An acquaintance (who doesn’t work in public health) recently got typhoid while traveling. She noted that she had had the typhoid vaccine less than a year ago but got sick anyway. Surprisingly to me, even though she knew “the vaccine was only about 50% effective” she now felt that it was a mistake to have gotten the vaccine. Why? “If you’re going to get the vaccine and still get typhoid, what’s the point?”
I disagreed but am afraid my defense wasn’t particularly eloquent in the moment: I tried to say that, well, if it’s 50% effective and you and, I both got the vaccine, then only one of us would get typhoid instead of both of us. That’s better, right? You just drew the short straw. Or, if you would have otherwise gotten typhoid twice, now you’ll only get it once!
These answers weren’t reassuring in part because thinking counterfactually — what I was trying to do — isn’t always easy. Epidemiologists do this because they’re typically told ad nauseum to approach causal questions by first thinking “how could I observe the counterfactual?” At one point after finishing my epidemiology coursework I started writing a post called “The Top 10 Things You’ll Learn in Public Health Grad School” and three or four of the ten were going to be “think counterfactually!”
A particularly artificial and clean way of observing this difference — between what happened and what could have otherwise happened — is to randomly assign people to two groups (say, vaccine and placebo). If the groups are big enough to average out any differences between them, then the differences in sickness you observe are due to the vaccine. It’s more complicated in practice, but that’s where we get numbers like the efficacy of the typhoid vaccine — which is actually a bit higher than 50%.
You can probably see where this is going: while the randomized trial gives you the average effect, for any given individual in the trial they might or might not get sick. Then, because any individual is assigned only to the treatment or control, it’s hard to pin their outcome (sick vs. not sick) on that alone. It’s often impossible to get an exhaustive picture of individual risk factors and exposures so as to explain exactly which individuals will get sick or not in advance. All you get is an average, and while the average effect is really, really important, it’s not everything.
This is related somewhat to Andrew Gelman’s recent distinction between forward and reverse causal questions, which he defines as follows:
1. Forward causal inference. What might happen if we do X? What are the effects of smoking on health, the effects of schooling on knowledge, the effect of campaigns on election outcomes, and so forth?

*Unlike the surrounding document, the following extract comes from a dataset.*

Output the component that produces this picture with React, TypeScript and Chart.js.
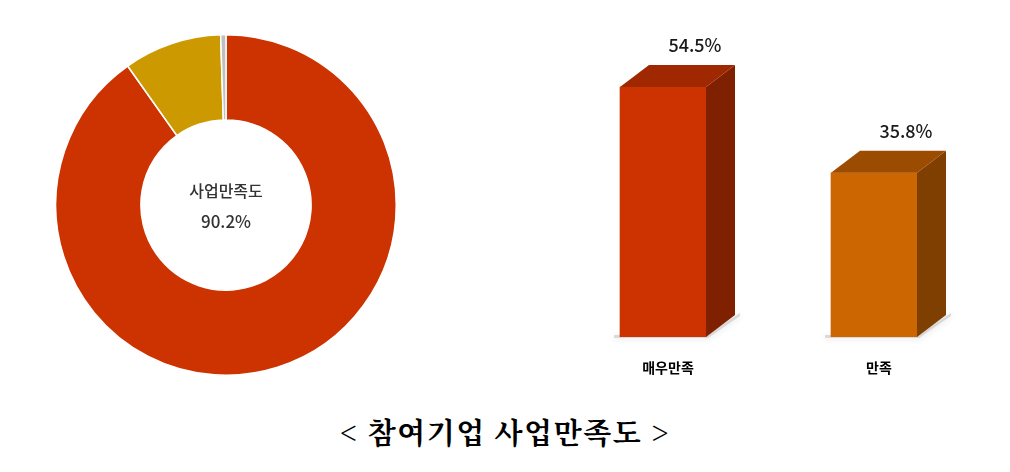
import { useEffect, useRef } from "react";
import { Chart, registerables } from "chart.js";

Chart.register(...registerables);

// doughnut: 사업만족도
const pieLabels = ["만족 이상", "보통", "불만족"];
const pieValues = [90.2, 9.3, 0.5];
const pieColors = ["#CC3300", "#CC9900", "#BFBFBF"];
const centerTitle = "사업만족도";
const centerValue = "90.2%";

// 3D bars
const barLabels = ["매우만족", "만족"];
const barValues = [54.5, 35.8];
const barFront = ["#CC3300", "#CC6600"];
const barSide = ["#7F2000", "#7F3F00"];
const barTop = ["#A02800", "#9C4C00"];

const chartTitle = "< 참여기업 사업만족도 >";

const FONT = "'Noto Sans CJK KR', 'Noto Sans', sans-serif";
const DEPTH_X = 29;
const DEPTH_Y = 22;

const centerTextPlugin = {
  id: "centerText",
  afterDraw(chart: Chart) {
    const { ctx, chartArea } = chart;
    const cx = (chartArea.left + chartArea.right) / 2;
    const cy = (chartArea.top + chartArea.bottom) / 2;
    ctx.save();
    ctx.fillStyle = "#333333";
    ctx.textAlign = "center";
    ctx.textBaseline = "middle";
    ctx.font = `500 16px ${FONT}`;
    ctx.fillText(centerTitle, cx, cy - 14);
    ctx.font = `500 17px ${FONT}`;
    ctx.fillText(centerValue, cx, cy + 17);
    ctx.restore();
  },
};

const box3dPlugin = {
  id: "box3d",
  beforeDatasetsDraw(chart: Chart) {
    const { ctx } = chart;
    const meta = chart.getDatasetMeta(0);
    ctx.save();
    meta.data.forEach((bar: any) => {
      const p = bar.getProps(["x", "y", "base", "width"], true);
      const l = p.x - p.width / 2;
      const r = p.x + p.width / 2;
      // soft floor shadow
      ctx.save();
      ctx.shadowColor = "rgba(0,0,0,0.35)";
      ctx.shadowBlur = 7;
      ctx.shadowOffsetY = 1;
      ctx.fillStyle = "rgba(160,160,160,0.35)";
      ctx.beginPath();
      ctx.moveTo(l - 6, p.base - 2);
      ctx.lineTo(r, p.base - 2);
      ctx.lineTo(r + DEPTH_X + 5, p.base - DEPTH_Y - 2);
      ctx.lineTo(r + DEPTH_X + 5, p.base - DEPTH_Y + 1);
      ctx.lineTo(r + 2, p.base + 1);
      ctx.lineTo(l - 6, p.base + 1);
      ctx.closePath();
      ctx.fill();
      ctx.restore();
    });
    ctx.restore();
  },
  afterDatasetsDraw(chart: Chart) {
    const { ctx } = chart;
    const meta = chart.getDatasetMeta(0);
    ctx.save();
    meta.data.forEach((bar: any, i: number) => {
      const p = bar.getProps(["x", "y", "base", "width"], true);
      const l = p.x - p.width / 2;
      const r = p.x + p.width / 2;
      // side face
      ctx.fillStyle = barSide[i];
      ctx.beginPath();
      ctx.moveTo(r, p.y);
      ctx.lineTo(r + DEPTH_X, p.y - DEPTH_Y);
      ctx.lineTo(r + DEPTH_X, p.base - DEPTH_Y);
      ctx.lineTo(r, p.base);
      ctx.closePath();
      ctx.fill();
      // top face
      ctx.fillStyle = barTop[i];
      ctx.beginPath();
      ctx.moveTo(l, p.y);
      ctx.lineTo(r, p.y);
      ctx.lineTo(r + DEPTH_X, p.y - DEPTH_Y);
      ctx.lineTo(l + DEPTH_X, p.y - DEPTH_Y);
      ctx.closePath();
      ctx.fill();
      // value label
      ctx.fillStyle = "#1a1a1a";
      ctx.textAlign = "center";
      ctx.textBaseline = "middle";
      ctx.font = `500 18px ${FONT}`;
      ctx.fillText(`${barValues[i]}%`, p.x + 32, p.y - DEPTH_Y - 20);
      // category label
      ctx.fillStyle = "#000000";
      ctx.font = `bold 14px ${FONT}`;
      ctx.fillText(barLabels[i], p.x + 5, p.base + 31);
    });
    ctx.restore();
  },
};

function DoughnutChart() {
  const canvasRef = useRef<HTMLCanvasElement>(null);
  const chartRef = useRef<Chart | null>(null);

  useEffect(() => {
    if (!canvasRef.current) return;
    if (chartRef.current) chartRef.current.destroy();
    const ctx = canvasRef.current.getContext("2d");
    if (!ctx) return;

    chartRef.current = new Chart(ctx, {
      type: "doughnut",
      data: {
        labels: pieLabels,
        datasets: [
          {
            data: pieValues,
            backgroundColor: pieColors,
            borderColor: "#FFFFFF",
            borderWidth: 1.5,
          },
        ],
      },
      options: {
        animation: false,
        responsive: true,
        maintainAspectRatio: false,
        cutout: "50%",
        layout: { padding: 0 },
        plugins: {
          legend: { display: false },
          tooltip: { enabled: false },
        },
      },
      plugins: [centerTextPlugin],
    });

    return () => {
      if (chartRef.current) {
        chartRef.current.destroy();
        chartRef.current = null;
      }
    };
  }, []);

  return (
    <div style={{ position: "absolute", left: 55, top: 34, width: 342, height: 342 }}>
      <canvas ref={canvasRef} />
    </div>
  );
}

function BarChart() {
  const canvasRef = useRef<HTMLCanvasElement>(null);
  const chartRef = useRef<Chart | null>(null);

  useEffect(() => {
    if (!canvasRef.current) return;
    if (chartRef.current) chartRef.current.destroy();
    const ctx = canvasRef.current.getContext("2d");
    if (!ctx) return;

    chartRef.current = new Chart(ctx, {
      type: "bar",
      data: {
        labels: barLabels,
        datasets: [
          {
            data: barValues,
            backgroundColor: barFront,
            borderWidth: 0,
            barThickness: 86,
          },
        ],
      },
      options: {
        animation: false,
        responsive: true,
        maintainAspectRatio: false,
        layout: { padding: { left: 7.5, right: 10.5, top: 16, bottom: 63 } },
        plugins: {
          legend: { display: false },
          tooltip: { enabled: false },
        },
        scales: {
          x: { display: false },
          y: { display: false, min: 0, max: 70 },
        },
      },
      plugins: [box3dPlugin],
    });

    return () => {
      if (chartRef.current) {
        chartRef.current.destroy();
        chartRef.current = null;
      }
    };
  }, []);

  return (
    <div style={{ position: "absolute", left: 550, top: 0, width: 440, height: 400 }}>
      <canvas ref={canvasRef} />
    </div>
  );
}

export default function App() {
  return (
    <div
      style={{
        position: "fixed",
        left: 0,
        top: 0,
        width: 1010,
        height: 472,
        background: "#FFFFFF",
        overflow: "hidden",
      }}
    >
      <DoughnutChart />
      <BarChart />
      <div
        style={{
          position: "absolute",
          left: 0,
          width: 1010,
          top: 411,
          textAlign: "center",
          fontFamily: "'Noto Serif CJK KR', 'Noto Sans CJK KR', serif",
          fontWeight: 700,
          fontSize: 29,
          letterSpacing: 1.5,
          lineHeight: "42px",
          color: "#000000",
        }}
      >
        {chartTitle}
      </div>
    </div>
  );
}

2. Reverse causal inference. What causes Y? Why do more attractive people earn more money? Why do many poor people vote for Republicans and rich people vote for Democrats? Why did the economy collapse?
The randomized trial tries to give us an estimate of the forward causal question. But for someone who already got sick, the reverse causal question is primary, and the answer that “you were 50% less likely to have gotten sick” is hard to internalize. As Gelman says:
But reverse causal questions are important too. They’re a natural way to think (consider the importance of the word “Why”) and are arguably more important than forward questions. In many ways, it is the reverse causal questions that lead to the experiments and observational studies that we use to answer the forward questions.
The moral of the story — other than not sharing your disease history with a causal inference buff — is that reconciling the quantitative, average answers we get from the forward questions with the individual experience won’t always be intuitive.